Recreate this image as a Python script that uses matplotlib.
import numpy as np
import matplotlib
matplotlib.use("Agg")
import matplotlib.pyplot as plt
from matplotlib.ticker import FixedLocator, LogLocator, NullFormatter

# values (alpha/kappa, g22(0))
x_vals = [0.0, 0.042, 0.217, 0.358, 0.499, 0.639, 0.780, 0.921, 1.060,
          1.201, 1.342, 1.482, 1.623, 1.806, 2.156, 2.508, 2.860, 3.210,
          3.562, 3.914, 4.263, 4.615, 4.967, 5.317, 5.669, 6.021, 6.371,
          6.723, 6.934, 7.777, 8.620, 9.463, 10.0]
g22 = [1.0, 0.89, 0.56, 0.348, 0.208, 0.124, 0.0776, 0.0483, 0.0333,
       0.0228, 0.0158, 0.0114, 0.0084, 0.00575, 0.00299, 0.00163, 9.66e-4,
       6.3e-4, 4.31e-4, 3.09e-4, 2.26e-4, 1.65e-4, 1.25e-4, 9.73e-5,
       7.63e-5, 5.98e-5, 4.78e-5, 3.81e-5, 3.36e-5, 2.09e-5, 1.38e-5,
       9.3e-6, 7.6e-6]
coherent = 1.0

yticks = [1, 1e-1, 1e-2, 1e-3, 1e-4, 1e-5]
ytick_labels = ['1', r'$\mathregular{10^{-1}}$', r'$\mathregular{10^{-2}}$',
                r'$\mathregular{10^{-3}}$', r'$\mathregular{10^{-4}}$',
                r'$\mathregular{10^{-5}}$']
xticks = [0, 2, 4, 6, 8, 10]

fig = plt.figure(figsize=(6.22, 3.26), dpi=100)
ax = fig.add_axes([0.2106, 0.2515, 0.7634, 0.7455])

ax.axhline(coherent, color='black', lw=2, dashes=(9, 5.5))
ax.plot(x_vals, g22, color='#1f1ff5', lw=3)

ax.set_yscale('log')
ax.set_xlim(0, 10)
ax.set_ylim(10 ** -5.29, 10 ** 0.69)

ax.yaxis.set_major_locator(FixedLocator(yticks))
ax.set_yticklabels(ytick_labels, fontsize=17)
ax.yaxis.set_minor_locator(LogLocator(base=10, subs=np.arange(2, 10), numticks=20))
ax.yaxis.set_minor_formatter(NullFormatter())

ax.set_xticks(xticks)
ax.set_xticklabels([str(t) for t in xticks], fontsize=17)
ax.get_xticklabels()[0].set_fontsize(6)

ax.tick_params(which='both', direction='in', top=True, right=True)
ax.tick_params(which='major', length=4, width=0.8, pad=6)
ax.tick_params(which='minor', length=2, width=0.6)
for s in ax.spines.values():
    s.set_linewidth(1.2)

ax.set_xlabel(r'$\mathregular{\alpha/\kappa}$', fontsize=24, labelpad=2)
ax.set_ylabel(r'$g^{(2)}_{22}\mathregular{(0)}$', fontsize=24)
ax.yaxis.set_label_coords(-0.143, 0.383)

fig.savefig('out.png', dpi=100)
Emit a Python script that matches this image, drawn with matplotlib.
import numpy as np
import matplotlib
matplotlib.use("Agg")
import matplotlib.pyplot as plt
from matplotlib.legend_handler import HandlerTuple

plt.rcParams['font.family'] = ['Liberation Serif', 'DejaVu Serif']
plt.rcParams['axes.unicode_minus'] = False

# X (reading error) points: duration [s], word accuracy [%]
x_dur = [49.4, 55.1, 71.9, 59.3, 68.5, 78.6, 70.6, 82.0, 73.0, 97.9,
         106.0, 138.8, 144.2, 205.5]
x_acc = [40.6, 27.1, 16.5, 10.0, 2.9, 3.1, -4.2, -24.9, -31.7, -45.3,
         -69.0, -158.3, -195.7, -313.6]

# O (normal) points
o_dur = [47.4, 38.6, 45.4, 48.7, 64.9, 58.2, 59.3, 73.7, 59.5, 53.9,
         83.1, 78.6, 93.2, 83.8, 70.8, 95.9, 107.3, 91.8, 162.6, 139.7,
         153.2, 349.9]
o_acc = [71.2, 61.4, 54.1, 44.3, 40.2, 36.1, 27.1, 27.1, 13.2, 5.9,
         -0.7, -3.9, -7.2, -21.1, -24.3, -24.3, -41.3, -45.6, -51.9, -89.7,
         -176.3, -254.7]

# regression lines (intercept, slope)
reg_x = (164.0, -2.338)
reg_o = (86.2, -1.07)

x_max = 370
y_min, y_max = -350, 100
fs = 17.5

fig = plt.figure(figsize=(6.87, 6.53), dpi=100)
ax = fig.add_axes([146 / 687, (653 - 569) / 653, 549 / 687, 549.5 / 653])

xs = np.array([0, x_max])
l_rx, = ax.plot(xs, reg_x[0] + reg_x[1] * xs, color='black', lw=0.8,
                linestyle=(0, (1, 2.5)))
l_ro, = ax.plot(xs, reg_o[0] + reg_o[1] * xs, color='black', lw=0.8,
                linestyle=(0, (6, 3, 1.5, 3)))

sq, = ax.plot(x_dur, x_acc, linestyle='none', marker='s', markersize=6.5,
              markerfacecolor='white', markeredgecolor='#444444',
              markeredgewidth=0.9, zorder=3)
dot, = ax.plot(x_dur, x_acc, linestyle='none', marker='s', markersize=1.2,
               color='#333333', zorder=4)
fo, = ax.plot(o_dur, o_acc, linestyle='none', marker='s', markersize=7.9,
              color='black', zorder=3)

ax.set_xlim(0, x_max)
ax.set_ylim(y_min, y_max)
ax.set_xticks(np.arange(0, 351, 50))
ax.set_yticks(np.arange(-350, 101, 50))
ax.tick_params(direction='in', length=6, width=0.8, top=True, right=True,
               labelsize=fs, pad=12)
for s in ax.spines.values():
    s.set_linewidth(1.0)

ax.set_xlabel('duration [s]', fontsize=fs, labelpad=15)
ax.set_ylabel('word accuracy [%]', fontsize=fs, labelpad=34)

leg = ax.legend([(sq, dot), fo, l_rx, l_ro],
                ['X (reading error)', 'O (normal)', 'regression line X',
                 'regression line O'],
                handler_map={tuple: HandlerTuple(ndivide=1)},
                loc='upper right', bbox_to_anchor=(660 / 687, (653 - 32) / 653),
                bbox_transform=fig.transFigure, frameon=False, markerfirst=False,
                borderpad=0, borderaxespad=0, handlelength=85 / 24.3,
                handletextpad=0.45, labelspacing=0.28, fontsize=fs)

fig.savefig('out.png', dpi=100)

──────

To do:
Write out all of the records once more, exactly.

Complete response:
Recreate this image as a Python script that uses matplotlib.
import numpy as np
import matplotlib
matplotlib.use("Agg")
import matplotlib.pyplot as plt
from matplotlib.ticker import FixedLocator, LogLocator, NullFormatter

# values (alpha/kappa, g22(0))
x_vals = [0.0, 0.042, 0.217, 0.358, 0.499, 0.639, 0.780, 0.921, 1.060,
          1.201, 1.342, 1.482, 1.623, 1.806, 2.156, 2.508, 2.860, 3.210,
          3.562, 3.914, 4.263, 4.615, 4.967, 5.317, 5.669, 6.021, 6.371,
          6.723, 6.934, 7.777, 8.620, 9.463, 10.0]
g22 = [1.0, 0.89, 0.56, 0.348, 0.208, 0.124, 0.0776, 0.0483, 0.0333,
       0.0228, 0.0158, 0.0114, 0.0084, 0.00575, 0.00299, 0.00163, 9.66e-4,
       6.3e-4, 4.31e-4, 3.09e-4, 2.26e-4, 1.65e-4, 1.25e-4, 9.73e-5,
       7.63e-5, 5.98e-5, 4.78e-5, 3.81e-5, 3.36e-5, 2.09e-5, 1.38e-5,
       9.3e-6, 7.6e-6]
coherent = 1.0

yticks = [1, 1e-1, 1e-2, 1e-3, 1e-4, 1e-5]
ytick_labels = ['1', r'$\mathregular{10^{-1}}$', r'$\mathregular{10^{-2}}$',
                r'$\mathregular{10^{-3}}$', r'$\mathregular{10^{-4}}$',
                r'$\mathregular{10^{-5}}$']
xticks = [0, 2, 4, 6, 8, 10]

fig = plt.figure(figsize=(6.22, 3.26), dpi=100)
ax = fig.add_axes([0.2106, 0.2515, 0.7634, 0.7455])

ax.axhline(coherent, color='black', lw=2, dashes=(9, 5.5))
ax.plot(x_vals, g22, color='#1f1ff5', lw=3)

ax.set_yscale('log')
ax.set_xlim(0, 10)
ax.set_ylim(10 ** -5.29, 10 ** 0.69)

ax.yaxis.set_major_locator(FixedLocator(yticks))
ax.set_yticklabels(ytick_labels, fontsize=17)
ax.yaxis.set_minor_locator(LogLocator(base=10, subs=np.arange(2, 10), numticks=20))
ax.yaxis.set_minor_formatter(NullFormatter())

ax.set_xticks(xticks)
ax.set_xticklabels([str(t) for t in xticks], fontsize=17)
ax.get_xticklabels()[0].set_fontsize(6)

ax.tick_params(which='both', direction='in', top=True, right=True)
ax.tick_params(which='major', length=4, width=0.8, pad=6)
ax.tick_params(which='minor', length=2, width=0.6)
for s in ax.spines.values():
    s.set_linewidth(1.2)

ax.set_xlabel(r'$\mathregular{\alpha/\kappa}$', fontsize=24, labelpad=2)
ax.set_ylabel(r'$g^{(2)}_{22}\mathregular{(0)}$', fontsize=24)
ax.yaxis.set_label_coords(-0.143, 0.383)

fig.savefig('out.png', dpi=100)
Emit a Python script that matches this image, drawn with matplotlib.
import numpy as np
import matplotlib
matplotlib.use("Agg")
import matplotlib.pyplot as plt
from matplotlib.legend_handler import HandlerTuple

plt.rcParams['font.family'] = ['Liberation Serif', 'DejaVu Serif']
plt.rcParams['axes.unicode_minus'] = False

# X (reading error) points: duration [s], word accuracy [%]
x_dur = [49.4, 55.1, 71.9, 59.3, 68.5, 78.6, 70.6, 82.0, 73.0, 97.9,
         106.0, 138.8, 144.2, 205.5]
x_acc = [40.6, 27.1, 16.5, 10.0, 2.9, 3.1, -4.2, -24.9, -31.7, -45.3,
         -69.0, -158.3, -195.7, -313.6]

# O (normal) points
o_dur = [47.4, 38.6, 45.4, 48.7, 64.9, 58.2, 59.3, 73.7, 59.5, 53.9,
         83.1, 78.6, 93.2, 83.8, 70.8, 95.9, 107.3, 91.8, 162.6, 139.7,
         153.2, 349.9]
o_acc = [71.2, 61.4, 54.1, 44.3, 40.2, 36.1, 27.1, 27.1, 13.2, 5.9,
         -0.7, -3.9, -7.2, -21.1, -24.3, -24.3, -41.3, -45.6, -51.9, -89.7,
         -176.3, -254.7]

# regression lines (intercept, slope)
reg_x = (164.0, -2.338)
reg_o = (86.2, -1.07)

x_max = 370
y_min, y_max = -350, 100
fs = 17.5

fig = plt.figure(figsize=(6.87, 6.53), dpi=100)
ax = fig.add_axes([146 / 687, (653 - 569) / 653, 549 / 687, 549.5 / 653])

xs = np.array([0, x_max])
l_rx, = ax.plot(xs, reg_x[0] + reg_x[1] * xs, color='black', lw=0.8,
                linestyle=(0, (1, 2.5)))
l_ro, = ax.plot(xs, reg_o[0] + reg_o[1] * xs, color='black', lw=0.8,
                linestyle=(0, (6, 3, 1.5, 3)))

sq, = ax.plot(x_dur, x_acc, linestyle='none', marker='s', markersize=6.5,
              markerfacecolor='white', markeredgecolor='#444444',
              markeredgewidth=0.9, zorder=3)
dot, = ax.plot(x_dur, x_acc, linestyle='none', marker='s', markersize=1.2,
               color='#333333', zorder=4)
fo, = ax.plot(o_dur, o_acc, linestyle='none', marker='s', markersize=7.9,
              color='black', zorder=3)

ax.set_xlim(0, x_max)
ax.set_ylim(y_min, y_max)
ax.set_xticks(np.arange(0, 351, 50))
ax.set_yticks(np.arange(-350, 101, 50))
ax.tick_params(direction='in', length=6, width=0.8, top=True, right=True,
               labelsize=fs, pad=12)
for s in ax.spines.values():
    s.set_linewidth(1.0)

ax.set_xlabel('duration [s]', fontsize=fs, labelpad=15)
ax.set_ylabel('word accuracy [%]', fontsize=fs, labelpad=34)

leg = ax.legend([(sq, dot), fo, l_rx, l_ro],
                ['X (reading error)', 'O (normal)', 'regression line X',
                 'regression line O'],
                handler_map={tuple: HandlerTuple(ndivide=1)},
                loc='upper right', bbox_to_anchor=(660 / 687, (653 - 32) / 653),
                bbox_transform=fig.transFigure, frameon=False, markerfirst=False,
                borderpad=0, borderaxespad=0, handlelength=85 / 24.3,
                handletextpad=0.45, labelspacing=0.28, fontsize=fs)

fig.savefig('out.png', dpi=100)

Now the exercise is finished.